Upon leaving, I put what savings my wife and I had into a  franchise. It was valued at £50,000 but it was actually worthless so it failed pretty quickly. Then, the insurance company I had left got in contact with me to inform me that they had paid me too much in bonuses and they were going to take money out of my bank account. To which I said “ I have no money in my bank account”. They then put my bank account in a huge unarranged overdraft, to which I had no means of paying back, and then they reported me to the credit agency. At this point I was in massive amounts of debt.

One night my wife came home with the children and they were making all this noise. Without thinking I left the house. I found myself in a snowy field in just my boxer shorts, I had another breakdown. I wandered back home and told my wife that I was going to take my own life. She called out of work and just sat and listened to me talk all day. She saved my life.  

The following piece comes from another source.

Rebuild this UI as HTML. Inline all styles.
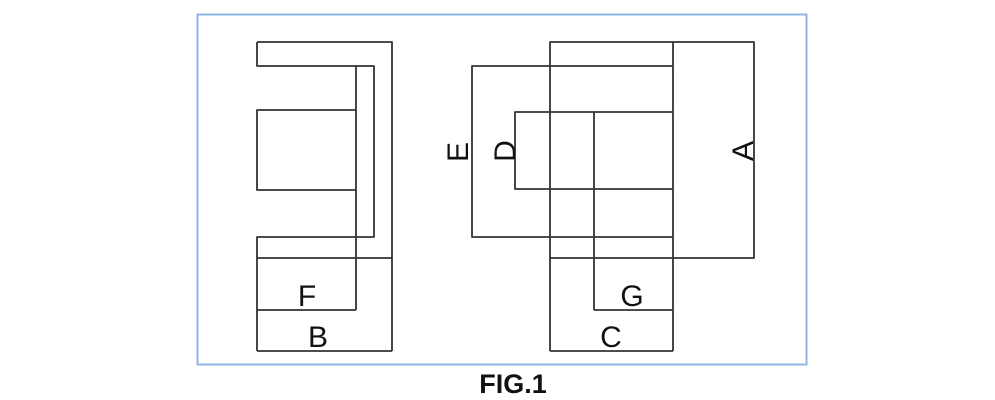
<!DOCTYPE html>
<html><head><style>
html,body{margin:0;padding:0;background:#fff;width:995px;height:400px;overflow:hidden}
</style></head><body>
<svg width="995" height="400" xmlns="http://www.w3.org/2000/svg">
<rect x="197.5" y="14.5" width="609" height="350" fill="none" stroke="#8fb4e6" stroke-width="2"/>
<g fill="none" stroke="#333" stroke-width="1.8" stroke-linejoin="round">
<!-- left figure -->
<path d="M257 42 H392 V351"/>
<path d="M257 42 V66 H374 V237 H257 V351"/>
<line x1="257" y1="258" x2="392" y2="258"/>
<line x1="356" y1="66" x2="356" y2="310"/>
<path d="M356 110 H257 V190 H356"/>
<line x1="257" y1="310" x2="356" y2="310"/>
<line x1="257" y1="351" x2="392" y2="351"/>
<!-- right figure -->
<path d="M550 351 V42 H754 V258 H550"/>
<line x1="673" y1="42" x2="673" y2="351"/>
<path d="M673 66 H472 V237 H673"/>
<path d="M673 112 H515 V189 H673"/>
<line x1="594" y1="112" x2="594" y2="310"/>
<line x1="594" y1="310" x2="673" y2="310"/>
<line x1="550" y1="351" x2="673" y2="351"/>
</g>
<g font-family="Liberation Sans, sans-serif" font-size="30" fill="#111" text-anchor="middle">
<text x="307" y="306">F</text>
<text x="318" y="347">B</text>
<text x="632" y="306">G</text>
<text x="611" y="347">C</text>
<text transform="translate(468,152) rotate(-90)">E</text>
<text transform="translate(515,151) rotate(-90)">D</text>
<text transform="translate(753,151) rotate(-90)">A</text>
</g>
<text x="513" y="393" text-anchor="middle" font-family="Liberation Sans Narrow, Liberation Sans, sans-serif" font-weight="bold" font-size="27" fill="#111">FIG.1</text>
</svg>
</body></html>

I decided to get a job in consultancy. I got lots of feedback saying that I was a great mentor. I mentored two individuals which allowed me to build my confidence again. It turned out that all the experience I had built up over the years meant that I had loads of information to share, which really helped others. I fell in love with it. I developed a reputation as a credible business mentor. I wrote training programs from scratch. It was more than a job, it was a community. I had a purpose and this was to help people.

I mentored for eight years before I set myself a new goal. Upon sharing my story with my son, I thought he would no longer want anything to do with me. I thought he would be ashamed of his dad who had mental health issues. Instead he told me that I had a story worth sharing to others, and he encouraged me to do a Ted Talk.

I put my new goal out to the universe and someone that I worked with, who had also done a Ted Talk, asked me to speak at TedEx Bollington. Doing TedEx Bollington is my proudest achievement to date. Now, I mentor others as well doing public speaking.

Life has changed so much and will continue to change and now I look forward to the change that is to come.